Mein Sommer mit Kennedy

An dem Tag, an dem John F. Kennedy nach Deutschland kam, begann ich ein Tagebuch zu führen. Wie das eine mit dem anderen zusammenhängt, ob überhaupt, vermag ich nicht mehr zu sagen. Ich hatte offenbar die Idee, dass es später einmal interessant sein könnte, was in meinem jungen Leben passiert.

(Dieser Text ist im Maiheft 2023, Merkur # 888, erschienen.)

Natürlich bin ich ihm nie begegnet. Ich war dreizehn, als er am 23. Juni 1963 in Köln-Bonn landete, ich war vierzehn, als er im November des Jahres in Dallas ermordet wurde. Seiner Ankunft widmete ich damals auch nur eine Zeile: »Kennedy kommt heute Morgen zu einem Deutschlandbesuch.«

Was nicht heißt, dass ich die allgemeine Begeisterung und Aufregung, die dieser Besuch in der westdeutschen Bevölkerung auslöste, nicht teilte. Im Gegenteil: Ich sammelte so viele Artikel wie möglich, schnitt die Beiträge und Fotos aus und legte sie in eine Mappe, um sie später in ein Heft vom Format DIN A4 einzukleben. Auf dieses bunte Album stieß ich kürzlich beim Aussortieren alter Schulhefte. Ich hatte es vollständig vergessen und betrachtete die Mühe und Sorgfalt, die ich einst aufgewendet hatte, mit einer gewissen Rührung. Auf der Vorderseite war das Schulheftetikett überklebt, und in Schnörkelschrift hatte ich vollmundig »Weltgeschehen 1963« draufgeschrieben.
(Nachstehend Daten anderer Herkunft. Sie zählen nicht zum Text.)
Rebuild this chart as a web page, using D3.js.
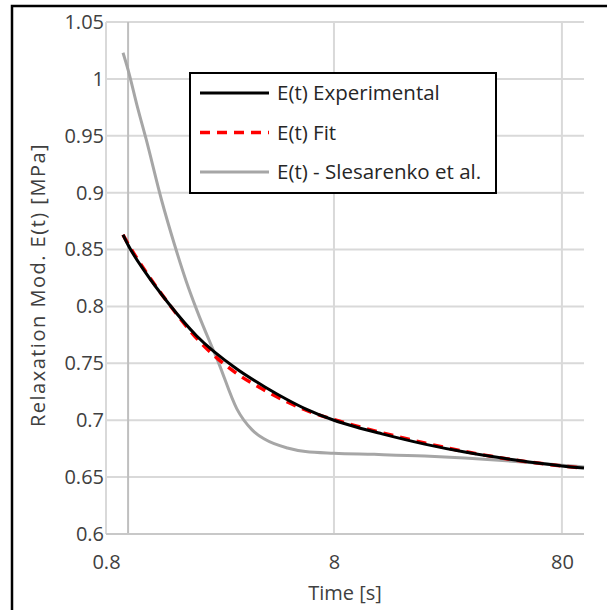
<!DOCTYPE html>
<html>
<head>
<meta charset="utf-8">
<script src="https://cdn.jsdelivr.net/npm/d3@7"></script>
<style>
  body { margin: 0; background: #fff; }
  svg { display: block; font-family: "Open Sans", sans-serif; }
</style>
</head>
<body>
<svg id="chart" width="607" height="610"></svg>
<script>
// sample times [s] for the measured / fitted curves
const times = [0.95, 1, 1.2, 1.5, 2, 3, 4, 5, 6, 8, 10, 13, 20, 30, 50, 80, 100];
const experimental = [0.863, 0.854, 0.829, 0.803, 0.774, 0.745, 0.729, 0.718, 0.710, 0.700, 0.694, 0.688, 0.679, 0.672, 0.665, 0.6598, 0.658];
const fit = [0.863, 0.855, 0.830, 0.803, 0.772, 0.741, 0.726, 0.716, 0.709, 0.7005, 0.695, 0.689, 0.680, 0.6725, 0.665, 0.6598, 0.658];

// sample times [s] for the literature curve
const timesLit = [0.95, 1, 1.1, 1.2, 1.4, 1.6, 1.8, 2, 2.5, 3, 3.5, 4, 5, 6, 8, 12, 20, 30, 50, 80, 100];
const slesarenko = [1.023, 1.008, 0.975, 0.947, 0.894, 0.854, 0.822, 0.797, 0.750, 0.710, 0.6915, 0.683, 0.6756, 0.6725, 0.671, 0.670, 0.6685, 0.6667, 0.6638, 0.6605, 0.659];

const xTicks = [0.8, 8, 80];
const xTickLabels = ["0.8", "8", "80"];
const yTicks = [0.6, 0.65, 0.7, 0.75, 0.8, 0.85, 0.9, 0.95, 1, 1.05];
const yTickLabels = ["0.6", "0.65", "0.7", "0.75", "0.8", "0.85", "0.9", "0.95", "1", "1.05"];
const yAxisCross = 1;

const series = [
  { name: "E(t) Experimental", t: times, values: experimental, color: "#000", width: 3, dash: null },
  { name: "E(t) Fit", t: times, values: fit, color: "#ff0000", width: 3.5, dash: "10,7" },
  { name: "E(t) - Slesarenko et al.", t: timesLit, values: slesarenko, color: "#a6a6a6", width: 3, dash: null }
];

const svg = d3.select("#chart");

// outer frame (only top and left edges fall inside the picture)
svg.append("rect")
  .attr("x", 12).attr("y", 6)
  .attr("width", 620).attr("height", 620)
  .attr("fill", "none").attr("stroke", "#000").attr("stroke-width", 2.5);

const x = d3.scaleLog().domain([0.8, 100]).range([106, 584]);
const y = d3.scaleLinear().domain([0.6, 1.05]).range([534, 22]);

// gridlines
svg.append("g").selectAll("line")
  .data(yTicks)
  .join("line")
  .attr("x1", x.range()[0]).attr("x2", x.range()[1])
  .attr("y1", d => y(d)).attr("y2", d => y(d))
  .attr("stroke", "#d9d9d9").attr("stroke-width", 2);

svg.append("g").selectAll("line")
  .data(xTicks)
  .join("line")
  .attr("x1", d => x(d)).attr("x2", d => x(d))
  .attr("y1", y.range()[0]).attr("y2", y.range()[1])
  .attr("stroke", "#d9d9d9").attr("stroke-width", 2);

// axis lines
svg.append("line")
  .attr("x1", x(yAxisCross)).attr("x2", x(yAxisCross))
  .attr("y1", y.range()[0]).attr("y2", y.range()[1])
  .attr("stroke", "#bfbfbf").attr("stroke-width", 2);
svg.append("line")
  .attr("x1", x.range()[0]).attr("x2", x.range()[1])
  .attr("y1", y(0.6)).attr("y2", y(0.6))
  .attr("stroke", "#c8c8c8").attr("stroke-width", 2);

// tick labels
const yAxis = svg.append("g")
  .attr("transform", "translate(" + x.range()[0] + ",0)")
  .call(d3.axisLeft(y).tickValues(yTicks).tickSize(0).tickPadding(2)
    .tickFormat((d, i) => yTickLabels[i]));
const xAxis = svg.append("g")
  .attr("transform", "translate(0," + y.range()[0] + ")")
  .call(d3.axisBottom(x).tickValues(xTicks).tickSize(0).tickPadding(21)
    .tickFormat((d, i) => xTickLabels[i]));
[yAxis, xAxis].forEach(a => {
  a.select(".domain").remove();
  a.selectAll("text").attr("font-size", 20).attr("fill", "#404040")
    .attr("font-family", "'Open Sans', sans-serif");
});

// curves
const line = d3.line().curve(d3.curveMonotoneX);
series.slice().reverse().forEach(s => {
  svg.append("path")
    .attr("d", line(s.t.map((t, i) => [x(t), y(s.values[i])])))
    .attr("fill", "none")
    .attr("stroke", s.color)
    .attr("stroke-width", s.width)
    .attr("stroke-dasharray", s.dash)
    .attr("stroke-linejoin", "round");
});

// axis titles
svg.append("text")
  .attr("x", 345).attr("y", 600)
  .attr("text-anchor", "middle")
  .attr("font-size", 20).attr("fill", "#404040")
  .text("Time [s]");
svg.append("text")
  .attr("transform", "translate(45,285) rotate(-90)")
  .attr("text-anchor", "middle")
  .attr("font-size", 20).attr("fill", "#404040")
  .attr("letter-spacing", 1.5)
  .text("Relaxation Mod. E(t) [MPa]");

// legend
const legend = svg.append("g");
legend.append("rect")
  .attr("x", 190).attr("y", 73)
  .attr("width", 306).attr("height", 120)
  .attr("fill", "#fff").attr("stroke", "#000").attr("stroke-width", 2);
series.forEach((s, i) => {
  const ly = 93 + i * 39.5;
  legend.append("line")
    .attr("x1", 200).attr("x2", 269)
    .attr("y1", ly).attr("y2", ly)
    .attr("stroke", s.color).attr("stroke-width", s.width)
    .attr("stroke-dasharray", s.dash);
  legend.append("text")
    .attr("x", 277).attr("y", ly)
    .attr("dy", "0.35em")
    .attr("font-size", 20.5).attr("fill", "#262626")
    .text(s.name);
});
</script>
</body>
</html>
Das Tagebuch dagegen war nichts anderes als ein billiger Taschenkalender mit braunem Plastikumschlag, darauf eingeprägt: 1963. Für jede Woche eine Doppelseite, für jeden Tag sieben enge Zeilen. Darin fand sich auch die Information, wann ich mir die Arbeit mit dem Album gemacht hatte. Der Eintrag war ebenfalls überraschend knapp: »Kennedy-Ausschnitte eingeklebt.« Es war am 9. Juli im Ostseebad Travemünde. Fünf Tage zuvor hatten die Sommerferien begonnen.